In-SRAM Computing for Neural Network Acceleration
This event is free and open to the publicAdd to Google Calendar
Abstract: We propose using modified SRAM arrays to perform in-memory computing to accelerate neural networks. We focus on how existing processors can be repurposed to support in-memory computing while also designing a custom SRAM based ASIC to maximize the benefits from in-SRAM computing. Both the repurposed cache and custom ASIC focus on accelerating neural networks. For decades, the computing paradigm has been composed of separate memory and compute units. Processing-in-Memory(PIM) has often been proposed as a solution to break past the memory wall. With PIM, compute logic is moved near the memory, which can reduce the data movement. In-memory computing expands on PIM by morphing the memory into hybrid memory compute units where data can be stored where it is computed on.

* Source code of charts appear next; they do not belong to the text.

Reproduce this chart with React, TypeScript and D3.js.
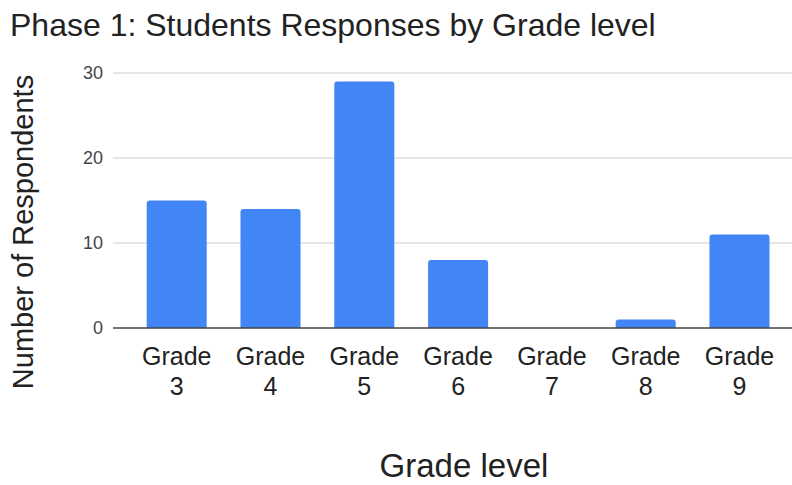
import React from "react";
import * as d3 from "d3";

const categories = ["Grade 3", "Grade 4", "Grade 5", "Grade 6", "Grade 7", "Grade 8", "Grade 9"];
const respondents = [15, 14, 29, 8, 0, 1, 11];
const yTicks = [0, 10, 20, 30];

const W = 792;
const H = 485;
const FONT = "Arial, 'Liberation Sans', sans-serif";

export default function App() {
  const x = d3
    .scaleBand<string>()
    .domain(categories)
    .range([129.8, 786.4])
    .paddingInner(0.36)
    .paddingOuter(0.18);
  const y = d3.scaleLinear().domain([0, 30]).range([328, 73]);
  const r = 3;

  const barPath = (cat: string, v: number) => {
    const x0 = x(cat)!;
    const w = x.bandwidth();
    const y0 = y(0);
    const y1 = y(v);
    if (v <= 0) return "";
    const rr = Math.min(r, y0 - y1);
    return `M${x0},${y0} L${x0},${y1 + rr} Q${x0},${y1} ${x0 + rr},${y1} L${x0 + w - rr},${y1} Q${x0 + w},${y1} ${x0 + w},${y1 + rr} L${x0 + w},${y0} Z`;
  };

  return (
    <svg
      width={W}
      height={H}
      style={{ position: "absolute", left: 0, top: 0, background: "#fff" }}
      fontFamily={FONT}
    >
      <rect x={0} y={0} width={W} height={H} fill="#fff" />
      <text x={10} y={36} fontSize={32} fill="#222">
        Phase 1: Students Responses by Grade level
      </text>
      {yTicks.map((t) => (
        <g key={t}>
          {t !== 0 && (
            <line x1={113} x2={W} y1={y(t)} y2={y(t)} stroke="#cccccc" strokeWidth={1} />
          )}
          <text x={103} y={y(t)} dy="0.35em" textAnchor="end" fontSize={18} fill="#444">
            {t}
          </text>
        </g>
      ))}
      {categories.map((c, i) => (
        <path key={c} d={barPath(c, respondents[i])} fill="#4285f4" />
      ))}
      <line x1={113} x2={W} y1={y(0)} y2={y(0)} stroke="#444" strokeWidth={1.5} />
      {categories.map((c) => {
        const cx = x(c)! + x.bandwidth() / 2;
        const [w1, w2] = c.split(" ");
        return (
          <text key={c} textAnchor="middle" fontSize={25} fill="#222">
            <tspan x={cx} y={365}>{w1}</tspan>
            <tspan x={cx} y={395}>{w2}</tspan>
          </text>
        );
      })}
      <text
        transform={`translate(33,232) rotate(-90)`}
        textAnchor="middle"
        fontSize={29}
        fill="#222"
      >
        Number of Respondents
      </text>
      <text x={464} y={477} textAnchor="middle" fontSize={33} fill="#222">
        Grade level
      </text>
    </svg>
  );
}
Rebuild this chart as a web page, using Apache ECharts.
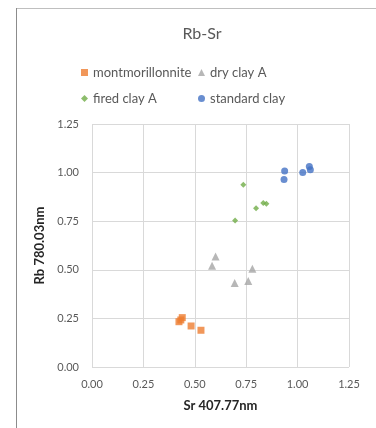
<!DOCTYPE html>
<html><head><meta charset="utf-8">
<script src="https://cdn.jsdelivr.net/npm/echarts@6/dist/echarts.min.js"></script>
<style>html,body{margin:0;padding:0;background:#fff}#c{width:376px;height:428px}</style>
</head><body><div id="c"></div>
<script>
const seriesNames = ['montmorillonnite', 'dry clay A', 'fired clay A', 'standard clay'];
const montmorillonnite = [[0.423,0.233],[0.432,0.242],[0.439,0.254],[0.482,0.211],[0.530,0.189]];
const dryClayA = [[0.584,0.521],[0.601,0.569],[0.694,0.432],[0.760,0.442],[0.780,0.506]];
const firedClayA = [[0.736,0.938],[0.798,0.816],[0.833,0.844],[0.848,0.840],[0.696,0.753]];
const standardClay = [[0.937,1.008],[0.934,0.964],[1.025,1.001],[1.057,1.032],[1.062,1.015]];
const axisTicks = [0, 0.25, 0.5, 0.75, 1.0, 1.25];

const font = 'Lato, "Open Sans", sans-serif';
const txt = '#595959';
const chart = echarts.init(document.getElementById('c'));
const axisCommon = {
  min: axisTicks[0], max: axisTicks[axisTicks.length-1], interval: 0.25,
  axisLine: {show: false}, axisTick: {show: false},
  splitLine: {lineStyle: {color: '#d9d9d9', width: 1}},
  axisLabel: {color: txt, fontSize: 11, fontFamily: font, formatter: v => v.toFixed(2)},
  nameLocation: 'middle',
  nameTextStyle: {color: '#262626', fontSize: 13, fontWeight: 'bold', fontFamily: font}
};
const legendText = {color: txt, fontSize: 13, fontFamily: font};
chart.setOption({
  animation: false,
  title: {text: 'Rb-Sr', left: 197, top: 21, textAlign: 'center',
    textStyle: {color: txt, fontSize: 16, fontWeight: 'normal', fontFamily: font}},
  graphic: [
    {type: 'line', shape: {x1: 16, y1: 8.5, x2: 376, y2: 8.5}, style: {stroke: '#bfbfbf', lineWidth: 1}},
    {type: 'line', shape: {x1: 16.5, y1: 8, x2: 16.5, y2: 428}, style: {stroke: '#8c8c8c', lineWidth: 1}}
  ],
  legend: [
    {data: [seriesNames[0], seriesNames[2]], orient: 'vertical', left: 76, top: 61, itemGap: 13,
     itemWidth: 7, itemHeight: 7, textStyle: legendText},
    {data: [seriesNames[1], seriesNames[3]], orient: 'vertical', left: 193, top: 61, itemGap: 13,
     itemWidth: 7, itemHeight: 7, textStyle: legendText}
  ],
  grid: {left: 92, right: 27, top: 124, bottom: 61},
  xAxis: Object.assign({type: 'value', name: 'Sr 407.77nm', nameGap: 32}, axisCommon,
    {axisLabel: Object.assign({}, axisCommon.axisLabel, {margin: 12})}),
  yAxis: Object.assign({type: 'value', name: 'Rb 780.03nm', nameGap: 39}, axisCommon,
    {axisLabel: Object.assign({}, axisCommon.axisLabel, {margin: 13})}),
  series: [
    {name: seriesNames[0], type: 'scatter', data: montmorillonnite, symbol: 'rect', symbolSize: 7, itemStyle: {color: '#ED7D31'}},
    {name: seriesNames[1], type: 'scatter', data: dryClayA, symbol: 'triangle', symbolSize: 8, itemStyle: {color: '#A5A5A5'}},
    {name: seriesNames[2], type: 'scatter', data: firedClayA, symbol: 'diamond', symbolSize: 6, itemStyle: {color: '#70AD47'}},
    {name: seriesNames[3], type: 'scatter', data: standardClay, symbol: 'circle', symbolSize: 7, itemStyle: {color: '#4472C4'}}
  ]
});
</script></body></html>
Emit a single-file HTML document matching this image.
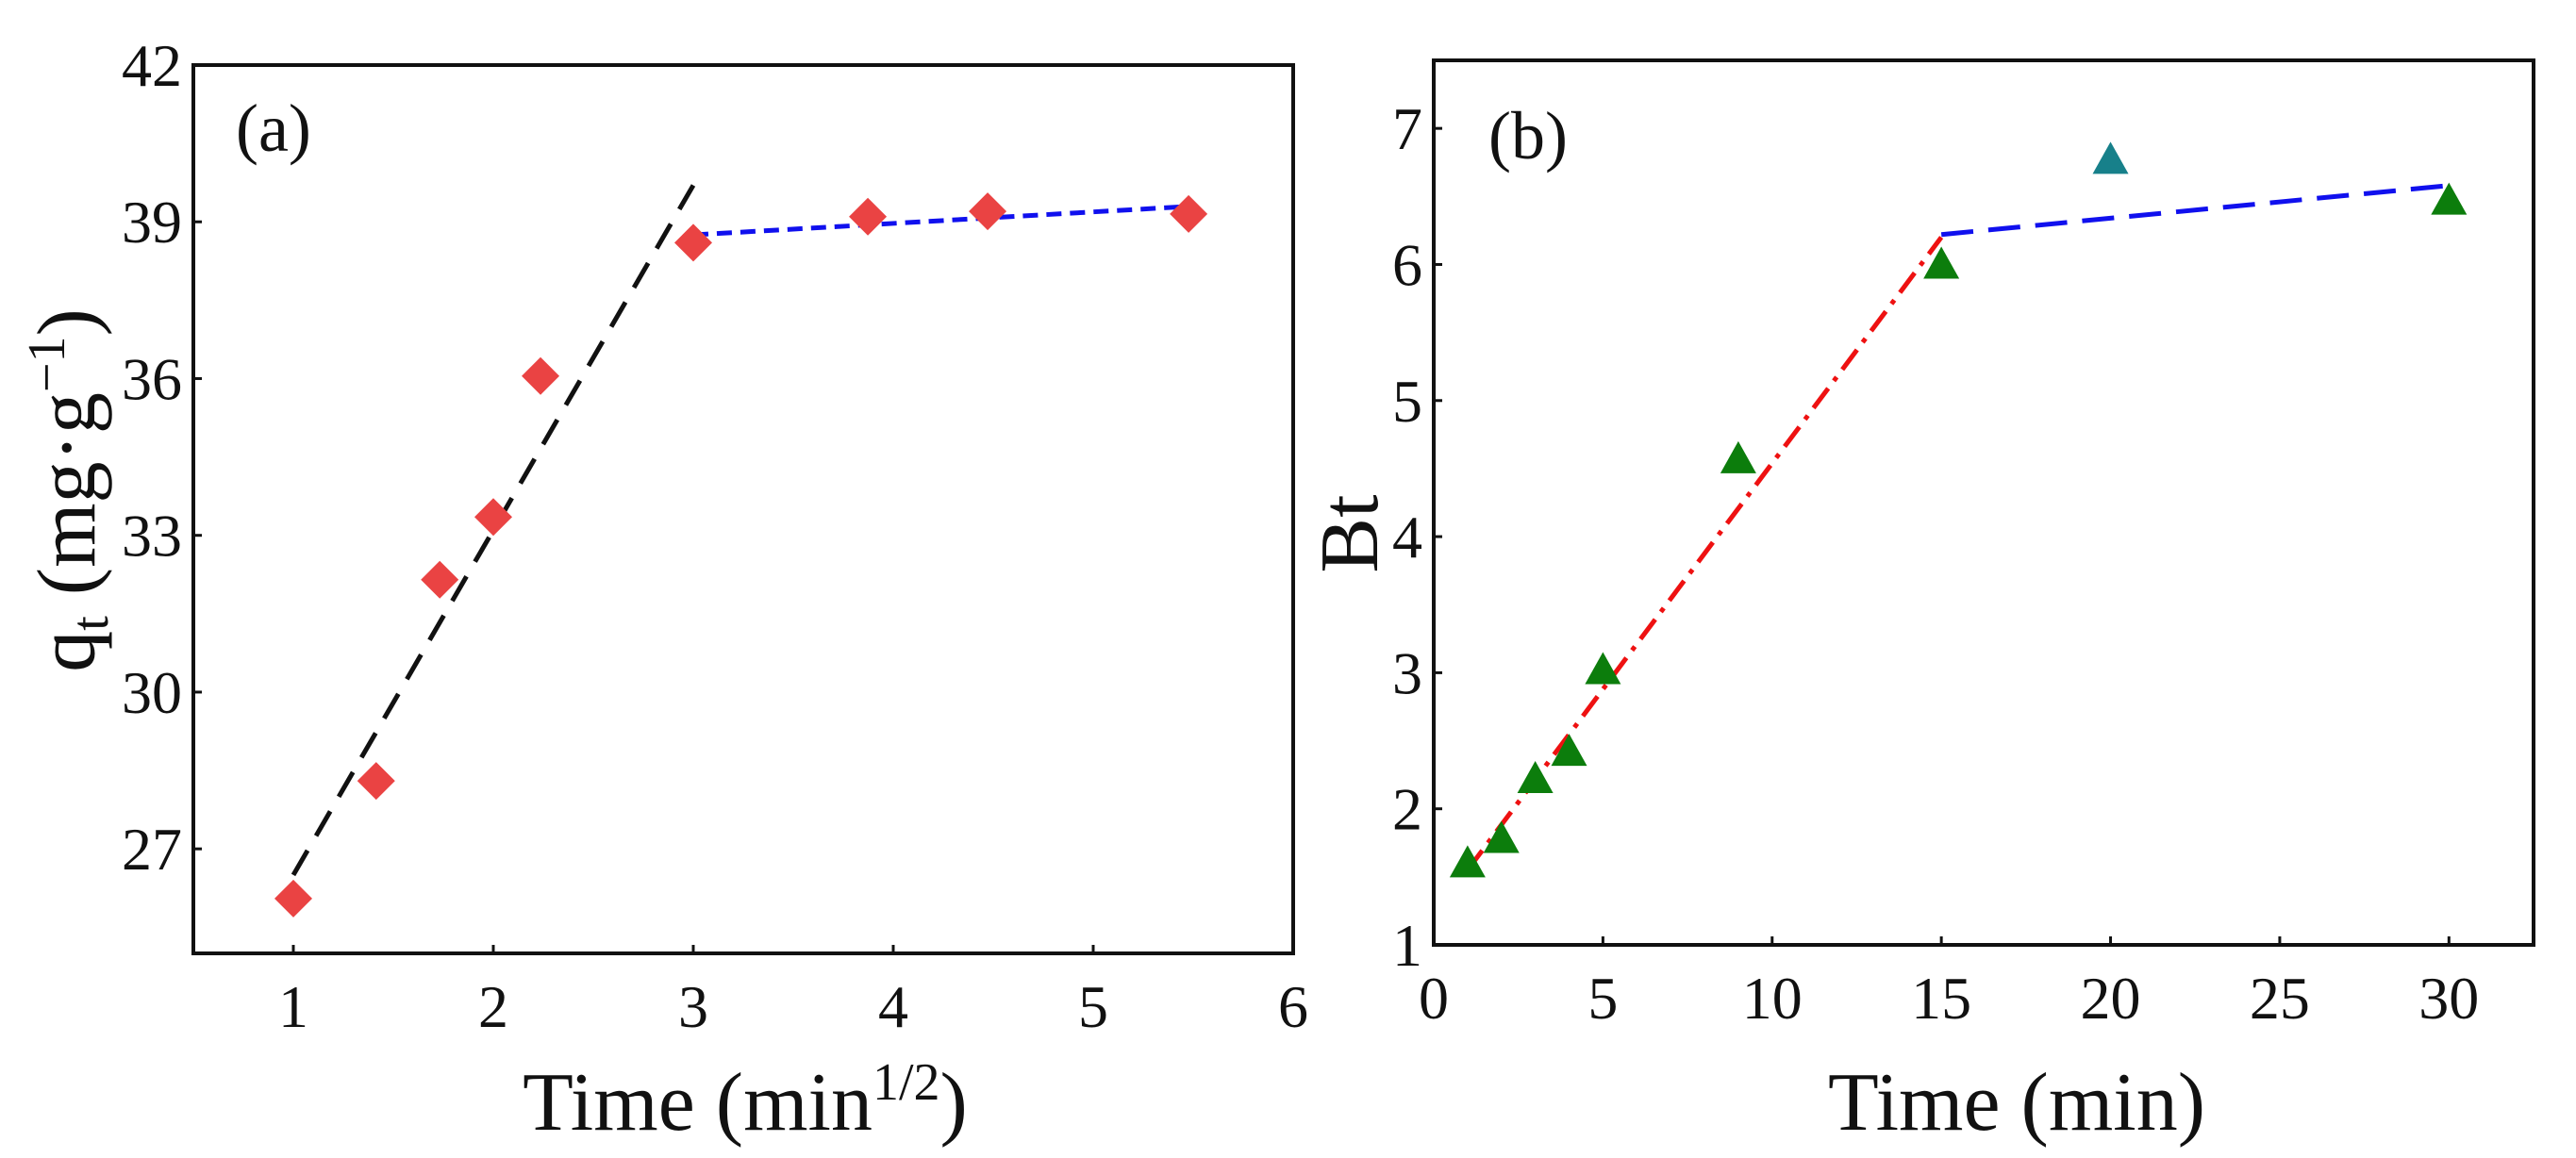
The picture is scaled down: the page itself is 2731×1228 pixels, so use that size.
<!DOCTYPE html>
<html><head><meta charset="utf-8"><style>
html,body{margin:0;padding:0;background:#fff;}
svg{display:block;font-family:"Liberation Serif",serif;}
</style></head><body>
<svg id="fig" width="2731" height="1228" viewBox="0 0 2731 1228" xmlns="http://www.w3.org/2000/svg"></svg>
<script>
// Panel (a) data
const aX = [1, 1.414, 1.732, 2, 2.236, 3, 3.873, 4.472, 5.477];
const aY = [26.05, 28.3, 32.15, 33.35, 36.05, 38.6, 39.1, 39.2, 39.15];
const aFit1X = [1, 3];
const aFit1Y = [26.5, 39.7];
const aFit2X = [3, 5.5];
const aFit2Y = [38.75, 39.3];
const aXTicks = [1, 2, 3, 4, 5, 6];
const aYTicks = [27, 30, 33, 36, 39, 42];
// Panel (b) data
const bX = [1, 2, 3, 4, 5, 9, 15, 20, 30];
const bY = [1.6, 1.78, 2.22, 2.42, 3.02, 4.57, 6.0, 6.77, 6.47];
const bFit1X = [1, 15];
const bFit1Y = [1.55, 6.2];
const bFit2X = [15, 30];
const bFit2Y = [6.22, 6.58];
const bXTicks = [0, 5, 10, 15, 20, 25, 30];
const bYTicks = [1, 2, 3, 4, 5, 6, 7];

const NS = "http://www.w3.org/2000/svg";
const svg = document.getElementById('fig');
function mk(tag, attrs, parent) {
  const e = document.createElementNS(NS, tag);
  for (const k in attrs) e.setAttribute(k, attrs[k]);
  (parent || svg).appendChild(e);
  return e;
}
function panel(cfg) {
  const g = mk('g', {});
  
  
  const sx = v => cfg.L + (v - cfg.x0) / (cfg.x1 - cfg.x0) * (cfg.R - cfg.L);
  const sy = v => cfg.B - (v - cfg.y0) / (cfg.y1 - cfg.y0) * (cfg.B - cfg.T);
  cfg.xt.forEach(t => {
    const x = sx(t);
    const tk = mk('line', {x1: x, x2: x, y1: cfg.B, y2: cfg.B - 9, stroke: '#111', 'stroke-width': 3}, g);
    
    
    const lb = mk('text', {x: x, y: cfg.B + 78, 'text-anchor': 'middle', 'font-size': 64, fill: '#111'}, g);
    lb.textContent = t;
    
    
  });
  cfg.yt.forEach(t => {
    const y = sy(t);
    const tk = mk('line', {x1: cfg.L, x2: cfg.L + 9, y1: y, y2: y, stroke: '#111', 'stroke-width': 3}, g);
    
    
    const lb = mk('text', {x: cfg.L - 12, y: y + 22, 'text-anchor': 'end', 'font-size': 64, fill: '#111'}, g);
    lb.textContent = t;
    
    
  });
  cfg.fits.forEach(f => {
    const ln = mk('line', {x1: sx(f.x[0]), y1: sy(f.y[0]), x2: sx(f.x[1]), y2: sy(f.y[1]), stroke: f.c, 'stroke-width': 5, 'stroke-dasharray': f.d}, g);
    
    
  });
  cfg.xs.forEach((v, i) => {
    const x = sx(v), y = sy(cfg.ys[i]);
    let pts;
    if (cfg.marker === 'diamond') {
      const r = 20;
      pts = `${x},${y - r} ${x + r},${y} ${x},${y + r} ${x - r},${y}`;
    } else {
      const r = 19;
      pts = `${x},${y - r} ${x + r},${y + 15} ${x - r},${y + 15}`;
    }
    const col = cfg.colors ? cfg.colors[i] : cfg.color;
    const m = mk('polygon', {points: pts, fill: col}, g);
    
    
  });
  const fr = mk('rect', {x: cfg.L, y: cfg.T, width: cfg.R - cfg.L, height: cfg.B - cfg.T, fill: 'none', stroke: '#111', 'stroke-width': 4}, g);
  
  
  return g;
}
panel({name: 'panel-a', L: 205, R: 1371, T: 69, B: 1011, x0: 0.5, x1: 6, y0: 25, y1: 42,
  xt: aXTicks, yt: aYTicks, xs: aX, ys: aY, marker: 'diamond', color: '#ea4343',
  fits: [{x: aFit1X, y: aFit1Y, c: '#111', d: '30 18', name: 'fit-line-stage1'},
         {x: aFit2X, y: aFit2Y, c: '#1010ee', d: '16 9', name: 'fit-line-stage2'}]});
panel({name: 'panel-b', L: 1520, R: 2686, T: 64, B: 1002, x0: 0, x1: 32.5, y0: 1, y1: 7.5,
  xt: bXTicks, yt: bYTicks, xs: bX, ys: bY, marker: 'tri',
  colors: bX.map((v, i) => i === 7 ? '#17808a' : '#0c7d0c'),
  fits: [{x: bFit1X, y: bFit1Y, c: '#ee1111', d: '26 10 5 10', name: 'fit-line-stage1'},
         {x: bFit2X, y: bFit2Y, c: '#1010ee', d: '34 16', name: 'fit-line-stage2'}]});
</script>
<script>
(function(){
  const NS = "http://www.w3.org/2000/svg";
  const s = document.getElementById('fig');
  function t(html, attrs, name) {
    const e = document.createElementNS(NS, 'text');
    for (const k in attrs) e.setAttribute(k, attrs[k]);
    e.innerHTML = html;
    
    
    s.appendChild(e);
  }
  t('(a)', {x: 250, y: 160, 'font-size': 72, fill: '#111'}, 'panel-label-a');
  t('(b)', {x: 1578, y: 168, 'font-size': 72, fill: '#111'}, 'panel-label-b');
  t('Time (min<tspan font-size="56" dy="-32">1/2</tspan><tspan dy="32">)</tspan>', {x: 790, y: 1198, 'text-anchor': 'middle', 'font-size': 88, fill: '#111'}, 'x-axis-title-a');
  t('Time (min)', {x: 2138, y: 1198, 'text-anchor': 'middle', 'font-size': 88, fill: '#111'}, 'x-axis-title-b');
  t('q<tspan font-size="56" dy="14">t</tspan><tspan dy="-14"> (mg·g</tspan><tspan font-size="56" dy="-32">−1</tspan><tspan dy="32">)</tspan>', {x: 0, y: 0, 'text-anchor': 'middle', 'font-size': 88, fill: '#111', transform: 'translate(100,520) rotate(-90)'}, 'y-axis-title-a');
  t('Bt', {x: 0, y: 0, 'text-anchor': 'middle', 'font-size': 88, fill: '#111', transform: 'translate(1460,566) rotate(-90)'}, 'y-axis-title-b');
})();
</script>
</body></html>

Recent works have modified SRAM arrays to allow logical operations to be performed directly inside the arrays. Our work extends basic logical operations and additionally adds support for arithmetic operations. Coinciding with the rise of increasing memory on chip and more focus on near and in-memory computing, is the ascendance of neural networks. Neural Networks are highly data parallel applications that are challenging to accelerate due to being memory bound, compute bound or both. In-memory computing can be used to help alleviate both compute and memory bottlenecks. Computing on data in place can alleviate the memory and compute bottlenecks in multiple ways. In-situ computation reduces on-chip data movement, the total amount of compute available is increased with the passive cache now transformed, and a hybrid memory compute allows for more SRAM units on chip.